Parece ficar mais claro, após termos seguido passo a passo a reconstrução de Butler, porque, em 1978, Foucault tinha condições apenas de anunciar o vínculo entre crítica e virtude, embora já tenha empregado aí a expressão “arte” como um indício da rica experiência formativa humana da tékhne toû bíou. Também se torna mais claro, agora, porque a crítica como virtude só poderia receber justificação mais adequada, quando o próprio Foucault percebeu, no decorrer dos anos seguintes, o alcance da estilização da moralidade para a transformação de si, ou seja, para a própria autoformação crítica do sujeito. Na conferência de 1978, a crítica como virtude se insere no registro marcante da analítica do poder, adiantando, apenas na forma de alguns lampejos, a guinada para a analítica do sujeito que viria a ocorrer nos anos seguintes.

Por isso, o nexo entre saber e poder que orienta a noção de “crítica” ainda é guiado predominantemente pelo paradigma do conhecimento e, ao insistir na necessidade de ruptura de nossas certezas epistemológicas, conduz ao esgarçamento do tecido que as constitui. Nesse sentido, a virtuosidade da crítica repousa – e isso não é pouco, embora ainda insuficiente para dar conta da formação integral de subjetividades livres - sobre os limites do conhecimento que sustentam o regime de verdade do qual se originam as regras e normas aceitas como válidas. A crítica como virtude pensada em termos epistemológicos também assume o papel de evidenciar os efeitos destrutivos do poder sustentado por um determinado regime de verdade.

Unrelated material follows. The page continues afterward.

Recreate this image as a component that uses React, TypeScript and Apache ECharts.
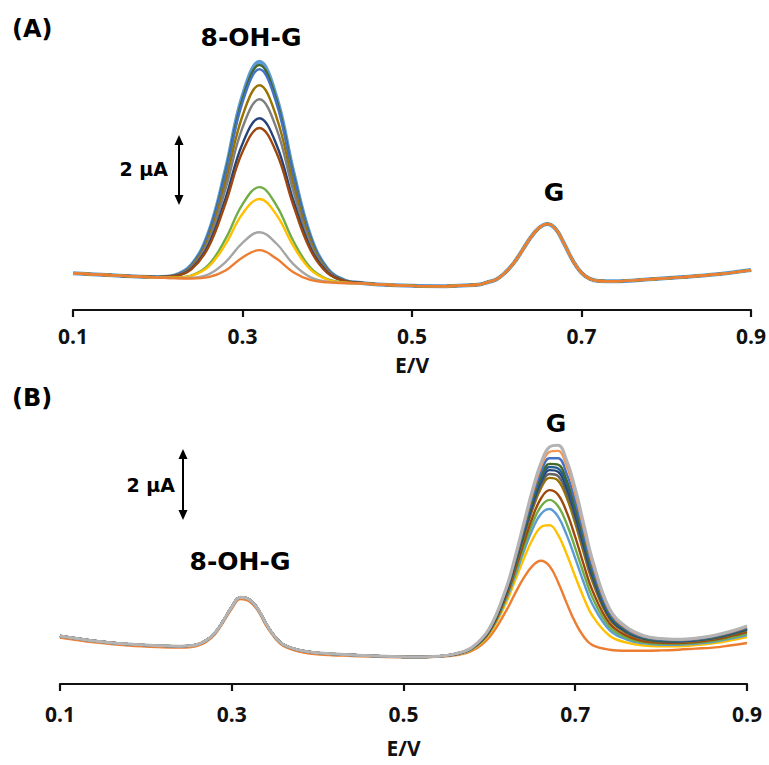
import React, { useEffect, useRef } from "react";
import * as echarts from "echarts";

// ---------- Panel (A): potentials (V) and currents (µA, arbitrary offset) ----------
const E_A_LEFT = [0.1, 0.14, 0.18];
const I_A_LEFT = [1.14, 1.09, 1.04];

const E_A_OXO = [0.2, 0.22, 0.24, 0.26, 0.28, 0.3, 0.32, 0.34, 0.36, 0.38, 0.4, 0.42, 0.44];
const I_A_OXO_1 = [1.03, 1.08, 1.38, 2.29, 4.08, 6.2, 7.18, 6.17, 4.03, 2.21, 1.27, 0.94, 0.86];
const I_A_OXO_2 = [1.03, 1.08, 1.37, 2.27, 4.04, 6.12, 7.09, 6.1, 3.98, 2.19, 1.26, 0.94, 0.86];
const I_A_OXO_3 = [1.03, 1.08, 1.37, 2.25, 3.98, 6.02, 6.97, 6.0, 3.92, 2.16, 1.26, 0.94, 0.86];
const I_A_OXO_4 = [1.03, 1.07, 1.34, 2.15, 3.75, 5.64, 6.51, 5.61, 3.69, 2.07, 1.23, 0.93, 0.86];
const I_A_OXO_5 = [1.03, 1.07, 1.31, 2.07, 3.55, 5.3, 6.11, 5.28, 3.49, 1.98, 1.2, 0.93, 0.86];
const I_A_OXO_6 = [1.03, 1.06, 1.28, 1.95, 3.28, 4.84, 5.57, 4.82, 3.22, 1.87, 1.17, 0.92, 0.86];
const I_A_OXO_7 = [1.03, 1.06, 1.26, 1.89, 3.14, 4.61, 5.29, 4.59, 3.08, 1.81, 1.15, 0.92, 0.86];
const I_A_OXO_8 = [1.02, 1.02, 1.08, 1.38, 2.12, 3.11, 3.6, 3.08, 2.06, 1.3, 0.97, 0.88, 0.85];
const I_A_OXO_9 = [1.02, 1.01, 1.07, 1.33, 1.97, 2.84, 3.26, 2.81, 1.92, 1.25, 0.96, 0.87, 0.85];
const I_A_OXO_10 = [1.02, 1.0, 1.01, 1.11, 1.46, 2.01, 2.31, 1.99, 1.4, 1.03, 0.9, 0.86, 0.85];
const I_A_OXO_11 = [1.02, 1.0, 0.99, 1.03, 1.22, 1.59, 1.8, 1.56, 1.17, 0.95, 0.88, 0.86, 0.85];

const E_A_TAIL = [0.46, 0.5, 0.54, 0.56, 0.58, 0.59, 0.6, 0.61, 0.62, 0.63, 0.64, 0.65, 0.66, 0.67, 0.68, 0.69, 0.7, 0.71, 0.72, 0.74, 0.78, 0.82, 0.86, 0.9];
const I_A_TAIL = [0.82, 0.78, 0.77, 0.79, 0.82, 0.89, 0.97, 1.16, 1.43, 1.79, 2.16, 2.44, 2.55, 2.39, 1.96, 1.49, 1.15, 0.98, 0.92, 0.91, 0.97, 1.03, 1.11, 1.23];

const COLORS_A = ["#5B9BD5", "#43682B", "#4472C4", "#997300", "#7F7F7F", "#264478", "#9E480E", "#70AD47", "#FFC000", "#A5A5A5", "#ED7D31"];
const WIDTHS_A = [4, 2.4, 2.4, 2.4, 2.4, 2.4, 2.4, 2.4, 2.4, 2.4, 2.4];
const PEAKS_A = [I_A_OXO_1, I_A_OXO_2, I_A_OXO_3, I_A_OXO_4, I_A_OXO_5, I_A_OXO_6, I_A_OXO_7, I_A_OXO_8, I_A_OXO_9, I_A_OXO_10, I_A_OXO_11];

// ---------- Panel (B) ----------
const E_B_LEFT = [0.1, 0.14, 0.18, 0.22, 0.24, 0.25, 0.26, 0.27, 0.28, 0.29, 0.3, 0.31, 0.32, 0.33, 0.34, 0.35, 0.36, 0.38, 0.4, 0.44, 0.48, 0.52];
const I_B_LEFT = [1.37, 1.23, 1.14, 1.09, 1.08, 1.09, 1.13, 1.24, 1.45, 1.8, 2.2, 2.48, 2.42, 2.16, 1.72, 1.36, 1.13, 0.96, 0.89, 0.83, 0.79, 0.77];
const I_B_LEFT_LOW = [1.33, 1.19, 1.1, 1.05, 1.04, 1.05, 1.09, 1.2, 1.41, 1.76, 2.15, 2.43, 2.37, 2.11, 1.67, 1.32, 1.09, 0.92, 0.85, 0.8, 0.77, 0.76];

const E_B_G = [0.54, 0.56, 0.58, 0.6, 0.62, 0.63, 0.64, 0.65, 0.66, 0.67, 0.68, 0.69, 0.7, 0.71, 0.72, 0.74, 0.76, 0.78, 0.8, 0.82, 0.84, 0.86, 0.88, 0.9];
const I_B_G_1 = [0.78, 0.82, 0.95, 1.34, 2.11, 2.59, 3.03, 3.37, 3.52, 3.37, 2.91, 2.31, 1.76, 1.35, 1.11, 0.98, 0.95, 0.95, 0.96, 0.98, 1.01, 1.04, 1.1, 1.17];
const I_B_G_2 = [0.79, 0.84, 0.99, 1.43, 2.35, 2.96, 3.57, 4.12, 4.48, 4.54, 4.26, 3.71, 3.07, 2.46, 1.95, 1.38, 1.18, 1.1, 1.08, 1.08, 1.11, 1.16, 1.24, 1.34];
const I_B_G_3 = [0.79, 0.84, 1.0, 1.47, 2.44, 3.1, 3.78, 4.41, 4.86, 5.0, 4.78, 4.26, 3.59, 2.89, 2.28, 1.54, 1.27, 1.16, 1.12, 1.12, 1.15, 1.2, 1.29, 1.4];
const I_B_G_4 = [0.79, 0.85, 1.01, 1.48, 2.49, 3.18, 3.9, 4.58, 5.07, 5.26, 5.08, 4.58, 3.88, 3.14, 2.47, 1.63, 1.32, 1.19, 1.15, 1.15, 1.18, 1.23, 1.32, 1.44];
const I_B_G_5 = [0.79, 0.85, 1.02, 1.5, 2.54, 3.26, 4.03, 4.75, 5.3, 5.54, 5.41, 4.91, 4.2, 3.4, 2.67, 1.73, 1.38, 1.22, 1.18, 1.17, 1.2, 1.26, 1.36, 1.48];
const I_B_G_6 = [0.79, 0.85, 1.03, 1.53, 2.61, 3.37, 4.19, 4.97, 5.59, 5.89, 5.81, 5.33, 4.59, 3.74, 2.93, 1.85, 1.45, 1.27, 1.21, 1.2, 1.23, 1.29, 1.4, 1.53];
const I_B_G_7 = [0.79, 0.85, 1.03, 1.54, 2.63, 3.41, 4.24, 5.04, 5.68, 6.0, 5.94, 5.47, 4.72, 3.84, 3.01, 1.89, 1.47, 1.28, 1.22, 1.21, 1.24, 1.3, 1.41, 1.55];
const I_B_G_8 = [0.79, 0.85, 1.03, 1.54, 2.65, 3.44, 4.29, 5.11, 5.77, 6.11, 6.06, 5.6, 4.84, 3.95, 3.09, 1.92, 1.49, 1.3, 1.23, 1.22, 1.25, 1.31, 1.42, 1.56];
const I_B_G_9 = [0.79, 0.86, 1.04, 1.55, 2.67, 3.47, 4.33, 5.17, 5.84, 6.2, 6.16, 5.71, 4.94, 4.03, 3.15, 1.95, 1.51, 1.31, 1.24, 1.23, 1.26, 1.32, 1.43, 1.58];
const I_B_G_10 = [0.79, 0.86, 1.04, 1.56, 2.69, 3.49, 4.37, 5.23, 5.92, 6.29, 6.27, 5.82, 5.04, 4.12, 3.22, 1.99, 1.53, 1.32, 1.25, 1.24, 1.27, 1.33, 1.44, 1.59];
const I_B_G_11 = [0.79, 0.86, 1.04, 1.57, 2.72, 3.54, 4.44, 5.33, 6.05, 6.45, 6.45, 6.01, 5.22, 4.27, 3.33, 2.04, 1.56, 1.34, 1.27, 1.25, 1.28, 1.35, 1.46, 1.61];
const I_B_G_12 = [0.79, 0.86, 1.05, 1.58, 2.75, 3.6, 4.53, 5.44, 6.2, 6.63, 6.66, 6.23, 5.43, 4.44, 3.46, 2.1, 1.59, 1.36, 1.29, 1.27, 1.3, 1.37, 1.48, 1.64];
const I_B_G_13 = [0.79, 0.86, 1.05, 1.59, 2.78, 3.64, 4.59, 5.53, 6.31, 6.77, 6.82, 6.39, 5.58, 4.57, 3.56, 2.15, 1.62, 1.38, 1.3, 1.28, 1.31, 1.38, 1.5, 1.66];

const COLORS_B = ["#ED7D31", "#FFC000", "#5B9BD5", "#70AD47", "#9E480E", "#997300", "#636363", "#264478", "#255E91", "#43682B", "#4472C4", "#F1975A", "#B4B4B4"];
const WIDTHS_B = [2.4, 2.4, 2.4, 2.4, 2.4, 2.4, 2.4, 2.4, 2.4, 2.4, 2.4, 2.4, 3];
const PEAKS_B = [I_B_G_1, I_B_G_2, I_B_G_3, I_B_G_4, I_B_G_5, I_B_G_6, I_B_G_7, I_B_G_8, I_B_G_9, I_B_G_10, I_B_G_11, I_B_G_12, I_B_G_13];

const X_TICKS = [0.1, 0.3, 0.5, 0.7, 0.9];

const pairs = (es: number[], is: number[]) => es.map((e, k) => [e, is[k]]);

function xAxisFor(gridIndex: number, labelMargin: number, nameGap: number) {
  return {
    gridIndex,
    type: "value",
    min: 0.1,
    max: 0.9,
    name: "E/V",
    nameLocation: "middle",
    nameGap,
    nameTextStyle: { fontFamily: "Open Sans", fontWeight: "bold", fontSize: 21, color: "#111" },
    axisLine: { show: true, onZero: false, lineStyle: { color: "#111", width: 2.2 } },
    axisTick: { show: true, inside: false, length: 7, customValues: X_TICKS, lineStyle: { color: "#111", width: 2.2 } },
    axisLabel: {
      customValues: X_TICKS,
      margin: labelMargin,
      formatter: (v: number) => v.toFixed(1),
      fontFamily: "Open Sans",
      fontWeight: "bold",
      fontSize: 21,
      color: "#111",
    },
    splitLine: { show: false },
  };
}

function arrow(x: number, top: number, bottom: number) {
  return [
    { type: "line", shape: { x1: x, y1: top + 8, x2: x, y2: bottom - 8 }, style: { stroke: "#000", lineWidth: 2 } },
    { type: "polygon", shape: { points: [[x, top], [x - 4.5, top + 10], [x + 4.5, top + 10]] }, style: { fill: "#000" } },
    { type: "polygon", shape: { points: [[x, bottom], [x - 4.5, bottom - 10], [x + 4.5, bottom - 10]] }, style: { fill: "#000" } },
  ];
}

function label(text: string, x: number, y: number, size: number, align: string) {
  return {
    type: "text",
    x,
    y,
    style: {
      text,
      fill: "#000",
      fontFamily: "DejaVu Sans",
      fontWeight: "bold",
      fontSize: size,
      align,
      verticalAlign: "middle",
    },
  };
}

export default function App() {
  const ref = useRef<HTMLDivElement>(null);
  useEffect(() => {
    if (!ref.current) return;
    const chart = echarts.init(ref.current, null, { renderer: "svg" });

    const seriesA = PEAKS_A.map((peak, k) => ({
      name: "A" + (k + 1),
      type: "line",
      xAxisIndex: 0,
      yAxisIndex: 0,
      showSymbol: false,
      symbol: "none",
      smooth: 0.4,
      lineStyle: { color: COLORS_A[k], width: WIDTHS_A[k] },
      data: [...pairs(E_A_LEFT, I_A_LEFT), ...pairs(E_A_OXO, peak), ...pairs(E_A_TAIL, I_A_TAIL)],
    }));
    const seriesB = PEAKS_B.map((peak, k) => ({
      name: "B" + (k + 1),
      type: "line",
      xAxisIndex: 1,
      yAxisIndex: 1,
      showSymbol: false,
      symbol: "none",
      smooth: 0.4,
      lineStyle: { color: COLORS_B[k], width: WIDTHS_B[k] },
      data: [...pairs(E_B_LEFT, k === 0 ? I_B_LEFT_LOW : I_B_LEFT), ...pairs(E_B_G, peak)],
    }));

    chart.setOption({
      animation: false,
      backgroundColor: "#fff",
      grid: [
        { left: 73, top: 37, width: 678, height: 273 },
        { left: 60, top: 411, width: 687, height: 273 },
      ],
      xAxis: [xAxisFor(0, 15, 44), xAxisFor(1, 19, 53)],
      yAxis: [
        { gridIndex: 0, type: "value", min: 0.09, max: 7.89, show: false },
        { gridIndex: 1, type: "value", min: 0, max: 7.8, show: false },
      ],
      series: [...seriesA, ...seriesB],
      graphic: [
        label("(A)", 12, 29, 24, "left"),
        label("8-OH-G", 251, 37, 25, "center"),
        label("G", 554, 192, 25, "center"),
        label("2 µA", 168, 169, 19, "right"),
        ...arrow(179, 135, 205),
        label("(B)", 12, 398, 24, "left"),
        label("8-OH-G", 240, 561, 25, "center"),
        label("G", 556, 423, 25, "center"),
        label("2 µA", 175, 485, 19, "right"),
        ...arrow(183, 449, 520),
      ],
    });
    return () => chart.dispose();
  }, []);
  return <div ref={ref} style={{ position: "fixed", left: 0, top: 0, width: 769, height: 765, background: "#fff" }} />;
}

Contudo, o que apenas aparece como lampejos em 1978, ganha contornos mais definidos nos anos seguintes da produção intelectual de Foucault. A guinada para a estilização da moralidade permite que a crítica como virtude ganhe alcance maior. Ela sinaliza, então, uma experiência estético-moral mais ampla, de cunho espiritual não restrito ao procedimento cognitivo no sentido epistemológico, mas conectada à transformação do próprio sujeito por meio de diferentes práticas de liberdade. Nesse âmbito, a crítica como virtude, passível de ser entendida também como a virtuosidade de um modelo de crítica que vai além de seus contornos epistemológicos, permite pôr em risco nossa própria formação como sujeitos.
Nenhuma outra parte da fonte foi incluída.